By Dowdy White, Spring 2018 IAC Student Intern
As an undergraduate student who studied Agricultural Communication at the University of Georgia, it seems weird that I would be a law student interning in the Investor Advocacy Clinic and working to help clients navigate through their complicated investing schemes and work through the FINRA arbitration process, right? Well, maybe not as much as you would think. Though these two academic areas of study seem wholly unrelated, they are more alike than you could ever imagine.
When I was an undergraduate student, I was often asked if my Agricultural Communication degree was real or if I enjoyed talking to plants and animals. No matter how many times I was asked these questions, I always found myself laughing and trying my best to explain to people what my degree did for me. I always told interested people that my degree was in the area of talking and communicating with people who needed my help. Yes, I took copious amounts of journalism and public relations classes on top of a rigorous agricultural curriculum, but I also spent my time helping and listening to people who had a problem.
During undergrad, I found myself working for Georgia State Senator and Agriculture Committee Chairman John Wilkinson during Georgia’s legislative session. During my time in Senator Wilkinson’s office, I spent endless hours on the phone listening to farmers talk about problems they were having in their communities and how the Senator could help. I would take these concerns to the Senator and, through research, help him craft potential policies and resolutions that could give these farmers relief. In short, I was helping people in need of assistance every time I picked up the phone and every time I completed any research.

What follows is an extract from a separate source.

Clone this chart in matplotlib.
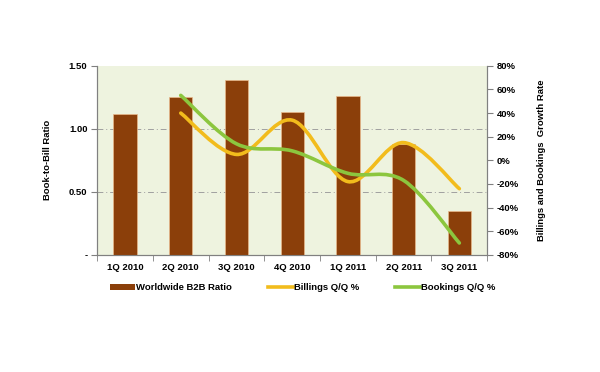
import numpy as np
import matplotlib
matplotlib.use("Agg")
import matplotlib.pyplot as plt
from matplotlib.path import Path
from matplotlib.patches import PathPatch
from matplotlib.lines import Line2D
from matplotlib.patches import Patch

quarters = ['1Q 2010', '2Q 2010', '3Q 2010', '4Q 2010', '1Q 2011', '2Q 2011', '3Q 2011']
b2b_ratio = [1.12, 1.25, 1.39, 1.13, 1.26, 0.88, 0.35]
billings_qq = [None, 40, 5, 34, -18, 15, -24]
bookings_qq = [None, 55, 14, 8, -11, -17, -70]

BAR_COLOR = '#8B3F0A'
BILL_COLOR = '#F2BC1C'
BOOK_COLOR = '#8CC63E'

plt.rcParams['font.family'] = ['Liberation Sans', 'DejaVu Sans']
plt.rcParams['font.weight'] = 'bold'


def smooth_path(xs, ys, tension=1 / 6):
    """Excel-like smoothed line as a bezier path through the points."""
    pts = np.column_stack([xs, ys]).astype(float)
    verts = [pts[0]]
    codes = [Path.MOVETO]
    n = len(pts)
    for i in range(n - 1):
        p0 = pts[i - 1] if i > 0 else pts[i]
        p1 = pts[i]
        p2 = pts[i + 1]
        p3 = pts[i + 2] if i + 2 < n else pts[i + 1]
        c1 = p1 + (p2 - p0) * tension
        c2 = p2 - (p3 - p1) * tension
        verts += [c1, c2, p2]
        codes += [Path.CURVE4] * 3
    return Path(verts, codes)


fig = plt.figure(figsize=(6, 3.72), dpi=100)
ax = fig.add_axes([0.162, 0.315, 0.650, 0.508])
ax2 = ax.twinx()

x = np.arange(len(quarters))
ax.set_facecolor('#EEF3DF')
ax.bar(x, b2b_ratio, width=0.42, color=BAR_COLOR, edgecolor='#E9B98A', linewidth=0.5, zorder=3)
ax.set_xlim(-0.5, len(quarters) - 0.5)
ax.set_ylim(0, 1.5)
ax.set_yticks([0, 0.5, 1.0, 1.5])
ax.set_yticklabels(['-', '0.50', '1.00', '1.50'])
for yv in [0.5, 1.0]:
    ax.axhline(yv, color='#A0A0A0', linestyle=(0, (6, 3, 1, 3)), linewidth=0.7, zorder=1)

ax.set_xticks(x)
ax.set_xticklabels(quarters)
ax.set_xticks(np.arange(-0.5, len(quarters)), minor=True)
ax.tick_params(axis='x', which='major', length=0, pad=6, labelsize=6.8)
ax.tick_params(axis='x', which='minor', length=4, color='#808080', direction='out')
ax.tick_params(axis='y', length=4, color='#808080', labelsize=6.8, pad=3)
ax.set_ylabel('Book-to-Bill Ratio', fontsize=6.8, fontweight='bold', labelpad=12)

ax2.set_ylim(-80, 80)
ax2.set_yticks(np.arange(-80, 81, 20))
ax2.set_yticklabels([f'{v}%' for v in range(-80, 81, 20)])
ax2.tick_params(axis='y', length=4, color='#808080', labelsize=6.8, pad=3)
ax2.set_ylabel('Billings and Bookings  Growth Rate', fontsize=6.8, fontweight='bold', labelpad=13)

for a in (ax, ax2):
    a.spines['top'].set_visible(False)
    a.spines['left'].set_color('#808080')
    a.spines['right'].set_color('#808080')
    a.spines['bottom'].set_color('#808080')

for series, color in [(billings_qq, BILL_COLOR), (bookings_qq, BOOK_COLOR)]:
    xs = [i for i, v in enumerate(series) if v is not None]
    ys = [v for v in series if v is not None]
    ax2.add_patch(PathPatch(smooth_path(xs, ys), facecolor='none', edgecolor=color,
                            linewidth=2.6, zorder=4, capstyle='round'))

handles = [Patch(facecolor=BAR_COLOR, label='Worldwide B2B Ratio'),
           Line2D([], [], color=BILL_COLOR, linewidth=2.6, label='Billings Q/Q %'),
           Line2D([], [], color=BOOK_COLOR, linewidth=2.6, label='Bookings Q/Q %')]
fig.legend(handles=handles, loc='center', bbox_to_anchor=(0.505, 0.226), ncol=3,
           frameon=False, fontsize=6.8, columnspacing=3.8, handlelength=2.6,
           handletextpad=0.15, handleheight=0.5)

fig.savefig('out.png', dpi=100, facecolor='white')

Fast-forward to April 2018. I currently work in the Investor Advocacy Clinic at the Georgia State University College of Law. My job includes picking up the phone and helping clients who have lost money through complex investing schemes or from dealing with brokers. My favorite thing about my job in the clinic is the fact I still talk to people who need help on a daily basis and I still perform research in order to help our clients get answers to their questions in order to give them relief. I even field calls from potential clients who live and work on a farm who find it crazy that a kid with an agricultural background is now listening to their investment problems. I love helping others and I am glad that the clinic still gives me this opportunity.
While working in the clinic, I have learned that investors come from all over the place. Our clinic has helped investors from all walks of life ranging from financially sophisticated individuals who carefully monitor the stock market on a daily basis all the way to people who have never invested before and only put money into an investment account because their stepbrother’s cousin told them to do so. Luckily, every intern in our clinic also comes from a different walk of life. I grew up in a small agricultural town in South Georgia where not many people have the means to lock their money up in investments while other interns in our clinic come from metropolitan areas where everyone in their community had their money invested one place or another. But it’s not important where we come from or what our backgrounds may be. The clinic has taught me that all that matters is that we have the desire to help others and we have the knowledge to figure out solutions to problems that people may have. I can attest that our clinic works hard to fulfill these requirements every single day.
As I finish law school in the somewhat near future, I plan to go into legal practice to litigate cases for people who need my help. From working in the clinic, I know that I will never face a problem that is too complex for me to handle as long as I have the drive to sit down to figure everything out. Before working in the clinic, I had minimal experience with investments or with FINRA arbitration. All I really knew came from what I read online and what I saw in the movies. As our clients come to the clinic with intricate problems that need our attention, we work hard to gain a full understanding of what our clients are facing and how we can help. You can bet that I will take this into practice with me too.
So – from helping people on a farm to helping people with their investments – it’s not all that different. As long as you keep your passion to help other people burning bright, you’ll find that there aren’t many obstacles that you can’t hurdle.